Direct radiation is intercepted by only a portion of the mirror at a time,

thus this collector does not collect as much solar energy as a focusing

collector which tracks the sun. It is, however, less expensive to install

and maintain. The absorber tube is encased within an evacuated tube to

reduce heat losses.

Many other types of concentrating collectors have been developed which

produce high temperatures at good efficiencies. However, the potentially

higher cost of installing and maintaining tracking collectors may limit their

use in some applications. These points should be addressed early in project

development when tracking collectors are considered. In addition,

concentrating collectors must be used only in those locations where clear-sky

direct radiation is abundant. Testing requirements for concentrating

collectors are referenced in Section 1.2.

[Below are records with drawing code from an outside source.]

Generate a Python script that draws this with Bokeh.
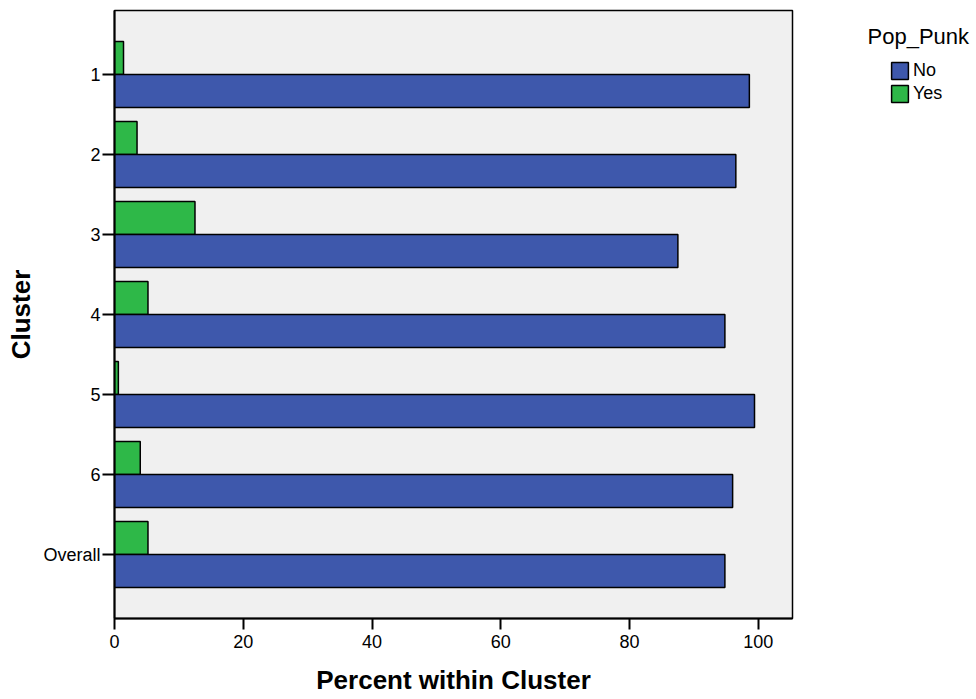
from bokeh.plotting import figure
from bokeh.layouts import row
from bokeh.models import (ColumnDataSource, FactorRange, Range1d, FixedTicker, Legend,
                          LegendItem, Label)
from bokeh.transform import dodge
from bokeh.embed import file_html
from bokeh.resources import INLINE

categories = ["1", "2", "3", "4", "5", "6", "Overall"]
no_pct = [98.6, 96.5, 87.5, 94.8, 99.4, 96.0, 94.8]
yes_pct = [1.4, 3.5, 12.5, 5.2, 0.6, 4.0, 5.2]
x_ticks = [0, 20, 40, 60, 80, 100]
legend_title = "Pop_Punk"
series_names = ["No", "Yes"]

source = ColumnDataSource(dict(cat=categories, no=no_pct, yes=yes_pct))

FONT = "Liberation Sans"
BLUE = "#3E58AC"
GREEN = "#2EB848"

factors = list(reversed(categories))
yr = FactorRange(*factors, range_padding=0.6 / 7, range_padding_units="percent")

H = 699
TOP = 10
BOTTOM = 81
FRAME_H = H - TOP - BOTTOM

p = figure(width=794, height=H, y_range=yr, x_range=Range1d(0, 105.3),
           output_backend="svg", toolbar_location=None,
           min_border_left=114, min_border_top=TOP, min_border_right=2,
           min_border_bottom=BOTTOM)

p.background_fill_color = "#F0F0F0"
p.border_fill_color = "white"
p.outline_line_color = "black"
p.outline_line_width = 1.5
p.grid.visible = False

bar_h = 0.4125
r_yes = p.hbar(y=dodge("cat", bar_h / 2, range=p.y_range), right="yes", left=0,
               height=bar_h, source=source, fill_color=GREEN,
               line_color="black", line_width=1.5)
r_no = p.hbar(y=dodge("cat", -bar_h / 2, range=p.y_range), right="no", left=0,
              height=bar_h, source=source, fill_color=BLUE,
              line_color="black", line_width=1.5)

# x axis
xa = p.xaxis[0]
xa.ticker = FixedTicker(ticks=x_ticks)
xa.minor_tick_line_color = None
xa.major_tick_in = 0
xa.major_tick_out = 11
xa.major_tick_line_width = 2
xa.axis_line_width = 2
xa.major_label_text_font = FONT
xa.major_label_text_font_size = "18px"
xa.major_label_text_color = "black"
xa.major_label_standoff = 5
xa.axis_label = "Percent within Cluster"
xa.axis_label_text_font = FONT
xa.axis_label_text_font_style = "bold"
xa.axis_label_text_font_size = "26px"
xa.axis_label_text_color = "black"
xa.axis_label_standoff = 14

# y axis
ya = p.yaxis[0]
ya.major_tick_in = 0
ya.major_tick_out = 12
ya.major_tick_line_width = 2
ya.axis_line_width = 2
ya.major_label_text_font = FONT
ya.major_label_text_font_size = "18px"
ya.major_label_text_color = "black"
ya.major_label_standoff = 2
ya.axis_label = "Cluster"
ya.axis_label_text_font = FONT
ya.axis_label_text_font_style = "bold"
ya.axis_label_text_font_size = "26px"
ya.axis_label_text_color = "black"
ya.axis_label_standoff = 4

# legend panel (separate figure to the right; its frame aligns with p's frame)
p2 = figure(width=976 - 794, height=H, y_range=FactorRange(*factors),
            x_range=Range1d(0, 105.3), output_backend="svg", toolbar_location=None,
            x_axis_location=None, y_axis_location=None,
            min_border_left=0, min_border_right=0, min_border_top=TOP,
            min_border_bottom=BOTTOM)
p2.outline_line_color = None
p2.grid.visible = False
p2.background_fill_color = "white"

l_no = p2.hbar(y="cat", right="no", left=0, height=bar_h, source=source,
               fill_color=BLUE, line_color="black", line_width=1.5, visible=False)
l_yes = p2.hbar(y="cat", right="yes", left=0, height=bar_h, source=source,
                fill_color=GREEN, line_color="black", line_width=1.5, visible=False)

ITEM_H = 21
SPACING = 2
LEG_H = ITEM_H * 2 + SPACING
legend = Legend(items=[LegendItem(label=series_names[0], renderers=[l_no]),
                       LegendItem(label=series_names[1], renderers=[l_yes])],
                location=(95, FRAME_H - (60 - TOP) - LEG_H), padding=0, margin=0,
                spacing=SPACING, glyph_width=ITEM_H, glyph_height=ITEM_H,
                label_height=ITEM_H, label_standoff=3, label_text_font=FONT,
                label_text_font_size="18px", label_text_color="black",
                border_line_color=None, background_fill_alpha=0,
                inactive_fill_alpha=0)
p2.add_layout(legend)

title = Label(x=73, y=FRAME_H - (36 - TOP), x_units="screen", y_units="screen",
              text=legend_title, text_font=FONT, text_font_size="22px",
              text_baseline="alphabetic", text_color="black")
p2.add_layout(title)

layout = row(p, p2, spacing=0)
open("out.html", "w").write(file_html(layout, INLINE))
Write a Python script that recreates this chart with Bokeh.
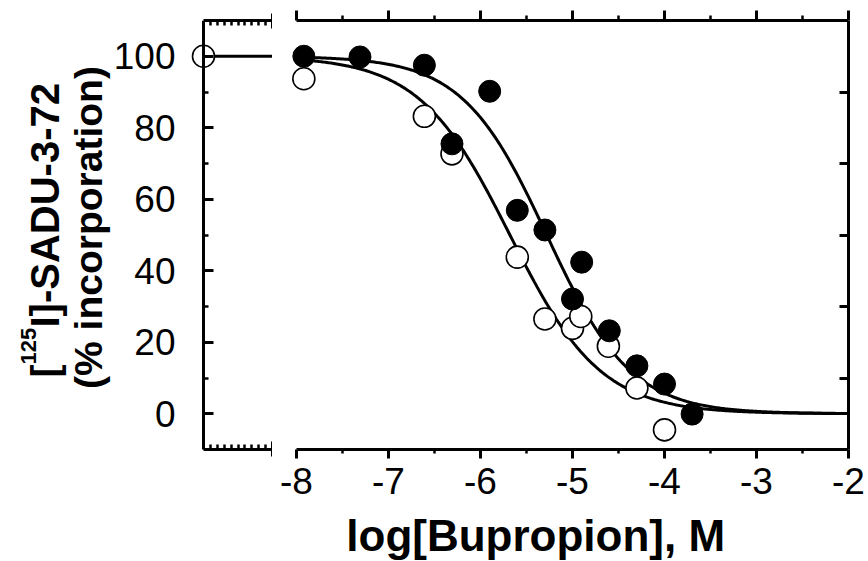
import numpy as np
from bokeh.plotting import figure
from bokeh.models import Range1d, LinearAxis, FixedTicker, Label
from bokeh.layouts import row
from bokeh.embed import file_html
from bokeh.resources import INLINE

# ---------------- data ----------------
control_x = [0.0]          # control (no drug), drawn in the left break panel
control_open = [100.0]

filled_logx = [-7.92, -7.31, -6.61, -6.31, -5.90, -5.60, -5.30, -5.00, -4.90, -4.60, -4.30, -4.00, -3.70]
filled_y = [100.0, 99.8, 97.5, 75.5, 90.2, 56.9, 51.4, 32.1, 42.4, 23.2, 13.4, 8.3, -0.1]

open_logx = [-7.92, -6.61, -6.31, -5.60, -5.30, -5.00, -4.91, -4.61, -4.30, -4.00]
open_y = [93.7, 83.2, 72.7, 43.8, 26.5, 23.9, 27.2, 18.9, 7.2, -4.5]

# fitted sigmoid parameters (top, bottom, logIC50, Hill slope)
filled_fit = [100.0, 0.0, -5.28, 0.95]
open_fit = [100.0, 0.0, -5.68, 0.88]

x_ticks = [-8, -7, -6, -5, -4, -3, -2]
x_tick_labels = ["-8", "-7", "-6", "-5", "-4", "-3", "-2"]
x_minor = [-7.5, -6.5, -5.5, -4.5, -3.5, -2.5]
y_ticks = [0, 20, 40, 60, 80, 100]
y_tick_labels = ["0", "20", "40", "60", "80", "100"]
y_minor = [10, 30, 50, 70, 90]
right_ticks = [10, 30, 50, 70, 90]
break_minor = [0.1, 0.2, 0.3, 0.4, 0.5, 0.6, 0.7, 0.8, 0.9]

x_title = "log[Bupropion], M"
y_title_1a = "["
y_title_1b = "125"
y_title_1c = "I]-SADU-3-72"
y_title_2 = "(% incorporation)"

FONT = "Liberation Sans"
H = 561
Y_TOP, Y_AX = 110, -10          # axis span of the y scale
PX_PER_Y = 429 / 120.0          # frame pixels per y unit
Y_LOW = Y_TOP - (H - 20) / PX_PER_Y   # frame reaches the canvas bottom (room for labels)
PX_PER_BREAK = 69.0             # width of the break panel (one unit)
PX_PER_DEC = 92.05
X_MIN, X_MAX = -8, -2


def sigmoid(x, p):
    top, bottom, c, n = p
    return bottom + (top - bottom) / (1.0 + 10.0 ** ((x - c) * n))


def style_axis(ax):
    ax.axis_line_width = 3
    ax.axis_line_color = "black"
    ax.major_tick_line_width = 3
    ax.minor_tick_line_width = 2.5
    ax.major_tick_line_color = "black"
    ax.minor_tick_line_color = "black"
    ax.major_label_text_font = FONT
    ax.major_label_text_color = "black"


def hide_labels(ax, ticks):
    ax.major_label_overrides = {t: "" for t in ticks}
    ax.major_label_text_font_size = "1px"
    ax.major_label_text_color = None
    ax.major_label_standoff = 0


# ---------------- left (break) panel ----------------
left = figure(width=272, height=H, x_range=Range1d(-203 / PX_PER_BREAK, 1), y_range=Range1d(Y_LOW, Y_TOP),
              x_axis_type=None, y_axis_type=None, output_backend="svg", toolbar_location=None,
              min_border_left=0, min_border_right=0, min_border_top=20, min_border_bottom=0)
left.outline_line_color = None
left.background_fill_color = "white"
left.border_fill_color = "white"

yax = LinearAxis(fixed_location=0, bounds=(Y_AX, Y_TOP),
                 ticker=FixedTicker(ticks=y_ticks, minor_ticks=y_minor))
style_axis(yax)
yax.major_tick_in = 10
yax.major_tick_out = 0
yax.minor_tick_in = 5
yax.minor_tick_out = 0
yax.major_label_text_font_size = "37px"
yax.major_label_standoff = 28
yax.major_label_overrides = {t: s for t, s in zip(y_ticks, y_tick_labels)}
left.add_layout(yax, "left")

ax_top = LinearAxis(bounds=(0, 1), ticker=FixedTicker(ticks=[1], minor_ticks=break_minor))
ax_bot = LinearAxis(bounds=(0, 1), fixed_location=Y_AX, ticker=FixedTicker(ticks=[1], minor_ticks=break_minor))
for ax, side in ((ax_top, "above"), (ax_bot, "below")):
    style_axis(ax)
    hide_labels(ax, [1])
    ax.major_tick_in = 8
    ax.major_tick_out = 7
    ax.minor_tick_in = 5
    ax.minor_tick_out = 0
    left.add_layout(ax, side)

left.line([control_x[0], 1], [filled_fit[0], filled_fit[0]], line_color="black", line_width=3)
left.scatter(control_x, control_open, size=22, fill_color="white", line_color="black", line_width=1.6)


def py(page_y):
    return Y_TOP - (page_y - 20) / PX_PER_Y


def px_left(page_x):
    return (page_x - 203) / PX_PER_BREAK


TITLE_PX = "39px"
for txt, xx, yy, fs in ((y_title_1a, 44, 377, TITLE_PX), (y_title_1b, 28, 364, "22px"),
                        (y_title_1c, 44, 327, "40px")):
    left.add_layout(Label(x=px_left(xx), y=py(yy), text=txt, angle=np.pi / 2,
                          text_align="left", text_baseline="middle", text_font=FONT,
                          text_font_size=fs, text_font_style="bold", text_color="black"))
left.add_layout(Label(x=px_left(88), y=py(227), text=y_title_2, angle=np.pi / 2,
                      text_align="center", text_baseline="middle", text_font=FONT,
                      text_font_size=TITLE_PX, text_font_style="bold", text_color="black"))

# ---------------- main panel ----------------
main = figure(width=596, height=H,
              x_range=Range1d(X_MIN - 24 / PX_PER_DEC, X_MAX + 20 / PX_PER_DEC), y_range=Range1d(Y_LOW, Y_TOP),
              x_axis_type=None, y_axis_type=None, output_backend="svg", toolbar_location=None,
              min_border_left=0, min_border_right=0, min_border_top=20, min_border_bottom=0)
main.outline_line_color = None
main.background_fill_color = "white"
main.border_fill_color = "white"

xb = LinearAxis(bounds=(X_MIN, X_MAX), fixed_location=Y_AX, ticker=FixedTicker(ticks=x_ticks, minor_ticks=x_minor))
style_axis(xb)
xb.major_tick_out = 9
xb.major_tick_in = 0
xb.minor_tick_out = 4
xb.minor_tick_in = 0
xb.major_label_text_font_size = "37px"
xb.major_label_standoff = 9
xb.major_label_overrides = {t: s for t, s in zip(x_ticks, x_tick_labels)}
main.add_layout(xb, "below")

xt = LinearAxis(bounds=(X_MIN, X_MAX), ticker=FixedTicker(ticks=x_ticks, minor_ticks=x_minor))
style_axis(xt)
hide_labels(xt, x_ticks)
xt.major_tick_out = 10
xt.major_tick_in = 0
xt.minor_tick_out = 5
xt.minor_tick_in = 0
main.add_layout(xt, "above")

yr = LinearAxis(bounds=(Y_AX, Y_TOP), fixed_location=X_MAX, ticker=FixedTicker(ticks=right_ticks, minor_ticks=[]))
style_axis(yr)
hide_labels(yr, right_ticks)
yr.major_tick_in = 9
yr.major_tick_out = 0
main.add_layout(yr, "right")

xs = np.linspace(X_MIN, X_MAX, 400)
main.line(xs, sigmoid(xs, open_fit), line_color="black", line_width=3)
main.line(xs, sigmoid(xs, filled_fit), line_color="black", line_width=3)

main.scatter(open_logx, open_y, size=22, fill_color="white", line_color="black", line_width=1.6)
main.scatter(filled_logx, filled_y, size=22, fill_color="black", line_color="black", line_width=1)

main.add_layout(Label(x=-5.40, y=py(535), text=x_title,
                      text_align="center", text_baseline="middle", text_font=FONT,
                      text_font_size="44px", text_font_style="bold", text_color="black"))

layout = row(left, main)
open("out.html", "w").write(file_html(layout, INLINE))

2.2 Energy storage and auxiliary heat. Since effective sunshine occurs

only about 5 to 6 hours per day (in temperate latitudes), and since heating

and hot water loads occur up to 24 hours a day, some type of energy storage

system is needed when using solar energy. The design of the storage tank is

an integral part of the total system design. Although numerous storage

materials have been proposed, the most common are water for liquid collectors

and rock for air. These have the advantages of low cost, ready availability

and well known thermal properties.

Precise heat storage sizing is not necessary, but economics and system design

to determine the optimum range of sizes. The temperature range wherein

useful heat is stored is important in determining optimum system size. If

the volume of storage is too large, the temperature of the storage medium

will not be high enough to provide useful heat to the building. Also,

overdesigned storage requires excess floor space. If the storage is too

small, the storage medium temperature will be too high, resulting in low

collector efficiency.

Practical experience in the industry as well as computer simulations and

experiments have resulted in general rules of thumb for storage sizing.

These guidelines give storage sizes for which the performance and cost of

active solar systems are optimized and relatively insensitive to changes

within the range indicated.

The optimum size of storage for active solar systems is 15 Btu/deg. F/ft2

of collector area (Kohler, 1978). The range is 10-20 Btu/deg. F/ft2

(200-400 KJ/deg. C/m2). For water or air systems application of the rule

gives the following.

Water systems*. Since water has a specific heat of 1 Btu/lb-deg.

F, then 15 lb of water storage are needed per square foot of

collector or considering the density of water, 8.33 lb/gal or 62.4

lb/ft3, then 1.8 gal of storage are needed for each square foot

of collector (range 1.2 to 2.0 gal/ft2). The range in SI units

is 50-100 liters/m2.